* _Given instruction_
Leave out the pictures and transcribe everything else exactly.
────────
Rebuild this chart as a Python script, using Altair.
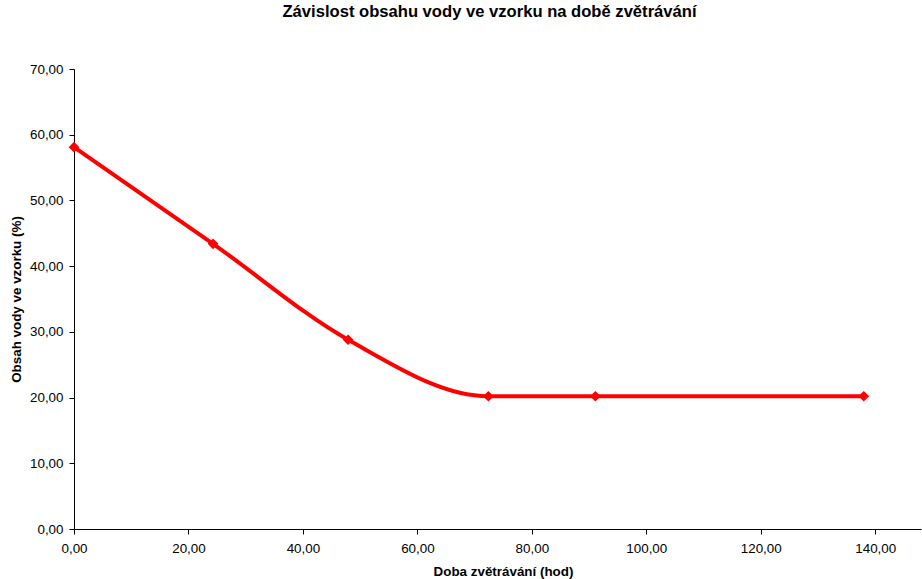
import altair as alt
import pandas as pd

# Drying time (hours) and water content of the sample (%)
hours = [0.0, 24.3, 47.9, 72.4, 91.1, 138.0]
water = [58.1, 43.4, 28.8, 20.2, 20.2, 20.2]

x_ticks = [0, 20, 40, 60, 80, 100, 120, 140]
y_ticks = [0, 10, 20, 30, 40, 50, 60, 70]

df = pd.DataFrame({"hod": hours, "voda": water})

font = "Liberation Sans"
comma_fmt = "replace(format(datum.value, '.2f'), '.', ',')"

x = alt.X(
    "hod:Q",
    scale=alt.Scale(domain=[0, 148], nice=False, zero=False),
    axis=alt.Axis(
        title="Doba zvětrávání (hod)",
        values=x_ticks,
        labelExpr=comma_fmt,
        labelFlush=False,
        grid=False,
        domainColor="#000000",
        tickColor="#000000",
        tickSize=5,
        labelFont=font,
        labelFontSize=13.4,
        labelColor="#000000",
        labelPadding=7,
        titleFont=font,
        titleFontSize=13.4,
        titleFontWeight="bold",
        titleColor="#000000",
        titleX=429,
        titleY=42,
        titleBaseline="middle",
    ),
)
y = alt.Y(
    "voda:Q",
    scale=alt.Scale(domain=[0, 70], nice=False),
    axis=alt.Axis(
        title="Obsah vody ve vzorku (%)",
        values=y_ticks,
        labelExpr=comma_fmt,
        labelFlush=False,
        grid=False,
        domainColor="#000000",
        tickColor="#000000",
        tickSize=5,
        labelFont=font,
        labelFontSize=13.4,
        labelColor="#000000",
        labelPadding=6,
        titleFont=font,
        titleFontSize=13.4,
        titleFontWeight="bold",
        titleColor="#000000",
        titleX=-58,
        titleY=230,
        titleAngle=-90,
        titleBaseline="middle",
    ),
)

line = alt.Chart(df).mark_line(
    color="#FF0000", strokeWidth=4, interpolate="monotone"
).encode(x=x, y=y)

points = alt.Chart(df).mark_point(
    shape="diamond", filled=True, size=115, color="#FF0000", opacity=1
).encode(x=x, y=y)

chart = (
    (line + points)
    .properties(
        width=847,
        height=460,
        background="#FFFFFF",
        title=alt.TitleParams(
            "Závislost obsahu vody ve vzorku na době zvětrávání",
            font=font,
            fontSize=16.6,
            fontWeight="bold",
            color="#000000",
            anchor="middle",
            offset=41,
            dx=-8,
        ),
        autosize=alt.AutoSizeParams(type="none"),
        padding={"left": 74, "top": 69, "right": 1, "bottom": 50},
    )
    .configure_view(stroke="transparent", strokeWidth=0)
)

chart.save("out.html", embed_options={"renderer": "svg", "actions": False})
────────
* _Worked solution_
Rebuild this chart as a Python script, using Altair.
import altair as alt
import pandas as pd

# Drying time (hours) and water content of the sample (%)
hours = [0.0, 24.3, 47.9, 72.4, 91.1, 138.0]
water = [58.1, 43.4, 28.8, 20.2, 20.2, 20.2]

x_ticks = [0, 20, 40, 60, 80, 100, 120, 140]
y_ticks = [0, 10, 20, 30, 40, 50, 60, 70]

df = pd.DataFrame({"hod": hours, "voda": water})

font = "Liberation Sans"
comma_fmt = "replace(format(datum.value, '.2f'), '.', ',')"

x = alt.X(
    "hod:Q",
    scale=alt.Scale(domain=[0, 148], nice=False, zero=False),
    axis=alt.Axis(
        title="Doba zvětrávání (hod)",
        values=x_ticks,
        labelExpr=comma_fmt,
        labelFlush=False,
        grid=False,
        domainColor="#000000",
        tickColor="#000000",
        tickSize=5,
        labelFont=font,
        labelFontSize=13.4,
        labelColor="#000000",
        labelPadding=7,
        titleFont=font,
        titleFontSize=13.4,
        titleFontWeight="bold",
        titleColor="#000000",
        titleX=429,
        titleY=42,
        titleBaseline="middle",
    ),
)
y = alt.Y(
    "voda:Q",
    scale=alt.Scale(domain=[0, 70], nice=False),
    axis=alt.Axis(
        title="Obsah vody ve vzorku (%)",
        values=y_ticks,
        labelExpr=comma_fmt,
        labelFlush=False,
        grid=False,
        domainColor="#000000",
        tickColor="#000000",
        tickSize=5,
        labelFont=font,
        labelFontSize=13.4,
        labelColor="#000000",
        labelPadding=6,
        titleFont=font,
        titleFontSize=13.4,
        titleFontWeight="bold",
        titleColor="#000000",
        titleX=-58,
        titleY=230,
        titleAngle=-90,
        titleBaseline="middle",
    ),
)

line = alt.Chart(df).mark_line(
    color="#FF0000", strokeWidth=4, interpolate="monotone"
).encode(x=x, y=y)

points = alt.Chart(df).mark_point(
    shape="diamond", filled=True, size=115, color="#FF0000", opacity=1
).encode(x=x, y=y)

chart = (
    (line + points)
    .properties(
        width=847,
        height=460,
        background="#FFFFFF",
        title=alt.TitleParams(
            "Závislost obsahu vody ve vzorku na době zvětrávání",
            font=font,
            fontSize=16.6,
            fontWeight="bold",
            color="#000000",
            anchor="middle",
            offset=41,
            dx=-8,
        ),
        autosize=alt.AutoSizeParams(type="none"),
        padding={"left": 74, "top": 69, "right": 1, "bottom": 50},
    )
    .configure_view(stroke="transparent", strokeWidth=0)
)

chart.save("out.html", embed_options={"renderer": "svg", "actions": False})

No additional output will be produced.